Like giant concrete totems, electricity poles stick out from the blood-soaked soil of Lakshmanpur-Bathe, inert sentries of modernity that never existed. A politician in Patna, looking for ways and means to make some quick money from sources other than animal fodder, must have ordered the erection of these electricity poles. After paying off the contractor's enormously inflated bill, there was not enough money to string these poles with cables. Not that it would have made any difference. Bihar's towns and villages that have both poles and cables do not have electricity.

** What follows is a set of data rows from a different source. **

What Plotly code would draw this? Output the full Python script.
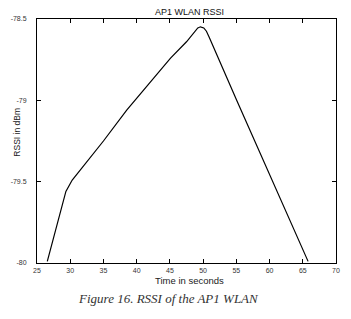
import plotly.graph_objects as go

# Data
time_s = [26.55, 29.35, 30.3, 32.3, 35.0, 38.5, 42.0, 45.1, 47.5, 49.2, 49.6,
          50.1, 50.5, 50.9, 55.05, 61.6, 65.8]
rssi_dbm = [-79.99, -79.56, -79.49, -79.39, -79.25, -79.06, -78.89, -78.74,
            -78.64, -78.555, -78.548, -78.555, -78.575, -78.61, -79.0, -79.6, -79.99]

x_ticks = [25, 30, 35, 40, 45, 50, 55, 60, 65, 70]
y_ticks = [-80, -79.5, -79, -78.5]
y_tick_labels = ["-80", "-79.5", "-79", "-78.5"]

fig = go.Figure()
fig.add_trace(go.Scatter(x=time_s, y=rssi_dbm, mode="lines",
                         line=dict(color="black", width=1.2), showlegend=False))

axis_common = dict(showline=True, linecolor="black", linewidth=1, mirror="ticks",
                   ticks="inside", ticklen=4, tickcolor="black", tickwidth=1,
                   showgrid=False, zeroline=False,
                   tickfont=dict(family="Arial, Liberation Sans", size=7, color="#333"))

fig.update_xaxes(range=[25, 70], tickvals=x_ticks, ticklabelstandoff=1, **axis_common)
fig.update_yaxes(range=[-80, -78.5], tickvals=y_ticks, ticktext=y_tick_labels,
                 ticklabelstandoff=8, **axis_common)

fig.update_layout(
    width=351, height=319,
    margin=dict(l=30, r=11, t=19, b=56),
    paper_bgcolor="white", plot_bgcolor="white",
    font=dict(family="Arial, Liberation Sans", color="black"),
    annotations=[
        dict(text="AP1 WLAN RSSI", xref="paper", yref="paper", x=0.51, y=1.03,
             xanchor="center", yanchor="middle", showarrow=False,
             font=dict(size=9, color="#111")),
        dict(text="RSSI in dBm", xref="paper", yref="paper", x=-0.068, y=0.537,
             xanchor="center", yanchor="middle", textangle=-90, showarrow=False,
             font=dict(size=8.5, color="#222")),
        dict(text="Time in seconds", xref="paper", yref="paper", x=0.51, y=-0.072,
             xanchor="center", yanchor="middle", showarrow=False,
             font=dict(size=9.5, color="#222")),
        dict(text="<i>Figure 16. RSSI of the AP1 WLAN</i>", xref="paper", yref="paper",
             x=0.439, y=-0.147, xanchor="center", yanchor="middle", showarrow=False,
             font=dict(family="Liberation Serif, DejaVu Serif", size=13, color="#333")),
    ],
)

fig.write_html("out.html", config={"displayModeBar": False},
               post_script="document.body.style.margin='0';")
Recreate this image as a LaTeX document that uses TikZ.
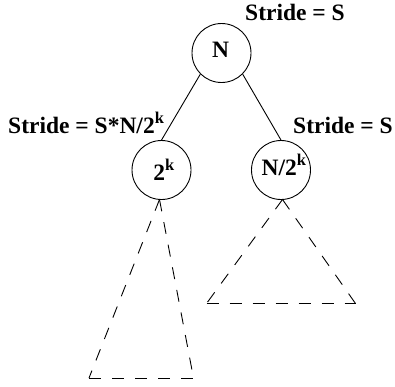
\documentclass[tikz,border=0pt]{standalone}
\usepackage{fontspec}
\setmainfont{Liberation Serif}
\begin{document}
\begin{tikzpicture}[x=1pt,y=-1pt,
  vtx/.style={draw,circle,line width=0.9pt,minimum size=59pt,inner sep=0pt},
  lbl/.style={inner sep=0pt,font=\fontsize{23.5}{28}\selectfont\bfseries},
  edge/.style={line width=0.9pt},
  sub/.style={line width=0.9pt,dash pattern=on 12pt off 11pt}]
\useasboundingbox (0,0) rectangle (395,386);
% circles
\node[vtx] (n0) at (221.5,53) {};
\node[vtx] (n1) at (161.5,170) {};
\node[vtx] (n2) at (281,170) {};
% texts in circles
\node[lbl,anchor=base] (t0) at (220.5,57.3) {N};
\node[lbl,anchor=base] (t1) at (164,180) {2\textsuperscript{k}};
\node[lbl,anchor=base] (t2) at (284,175) {N/2\textsuperscript{k}};
% stride labels
\node[lbl,anchor=base west] (s0) at (245,20) {Stride = S};
\node[lbl,anchor=base west] (s1) at (8,133) {Stride = S*N/2\textsuperscript{k}};
\node[lbl,anchor=base west] (s2) at (293,133) {Stride = S};
% edges
\draw[edge] (n0.south west) -- (n1.north);
\draw[edge] (n0.south east) -- (n2.north);
% subtrees
\coordinate (a1) at (159.5,199.5);
\coordinate (b1) at (89,378);
\coordinate (c1) at (193.5,378);
\coordinate (a2) at (282.5,199.5);
\coordinate (b2) at (206.5,303.5);
\coordinate (c2) at (355.5,303.5);
\draw[sub] (a1) -- (b1);
\draw[sub] (a1) -- (c1);
\draw[sub] (b1) -- (c1);
\draw[sub] (a2) -- (b2);
\draw[sub] (a2) -- (c2);
\draw[sub] (b2) -- (c2);
\end{tikzpicture}
\end{document}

The only ray of hope in the benighted lives of these underclothed, underfed, underpaid people who were unlucky enough to be born in villages like Lakshmanpur-Bathe is provided by the revolutionary fervour of groups that profess Marxism-Leninism or dream of a Maoist transformation of rural Bihar society and economy. The Naxalbari movement in rural Bengal triggered the imagination of these men and women, mostly men, in rural Bihar.

Initiated by Jagdish Mahto and Rameshwar Ahir in Bhojpur district, the Naxalite movement in Bihar has taken several twists and turns. And like the Naxal movement in Bengal or Andhra Pradesh, in Bihar too it has splintered over the years, giving birth to three main streams: The Maoist Coordination Committee swears by Maoist tactics while the two CPI-ML factions, Liberation and Party Unity, continue to persist with Marxism-Leninism.

Each has carved out an area for its 'operations' that largely concentrate on securing a better deal for the landless peasantry but often focuses on retributive justice based on the principle of eye for an eye, tooth for a tooth, limb for a limb and life for a life.

Like everything else in Bihar, the haves and have-nots are also divided along caste lines. The oppressor, the landlord, is a Rajput, a Bhumihar or a Kurmi. The oppressed is a Paswan, Koeri, Majhi, Musahar, Chamar or, in some cases, even a Yadav. Class and caste have nearly coalesced, defying conventional Left wisdom that seeks to segregate caste from class and draws a line between caste war and class war. In Bihar, class war is also caste war.

And with the virtual withering away of the State, the disappearance of any semblance of constitutional rule of law, the oppressor and oppressed have organised their own lines of defence. The landlords have created brutal private armies like the Ranvir Sena and Sunlight Sena, whose soldiers have a tremendous capacity for brutality. The landless are protected by the Naxal groups whose armed cadre have no less an appetite for bloodletting.

The designated guardian of both the landlords and the landless, the police, is a pathetic carricature of law-keepers. Policemen in Bihar are scared to confront either the extremist groups or the landlord's armies. They would rather disappear from the scene of a carnage and reappear after the killings are over.

Policemen who thought that valour was more important than discretion have both their lives and their weapons. In Patna and elsewhere, policemen refuse to carry weapons, scared that their outdated .303 rifles will attract the attention of either the private armies or the extremist groups whose armoury comprises looted police weaponry. Unarmed policemen can at least plead mercy and run for their lives.

The unending cycle of violence in Bihar where the not-so-poor kill the poor and the poor kill the very poor in a relentless caste/class war, in a sense, provides macabre, black humour in an otherwise unexciting saga of political intrigue and financial misdemeanour. But frivolity apart, the Republic of Bihar today is a grim reminder that all is not well with the Republic of India.

Lakshmanpur-Bathe is a blot on the collective conscience of the nation. The barbarity of the massacre should have stirred us as never before. The entire nation should have grieved along with the grieving men and women who saw their flesh and blood being butchered but dare not raise their voice in protest, lest their mai-baap, their sarkar forsake them forever.

But nobody is perturbed, least of all in New Delhi from where the world of McDonalds and Pizza Hut looks so beautiful.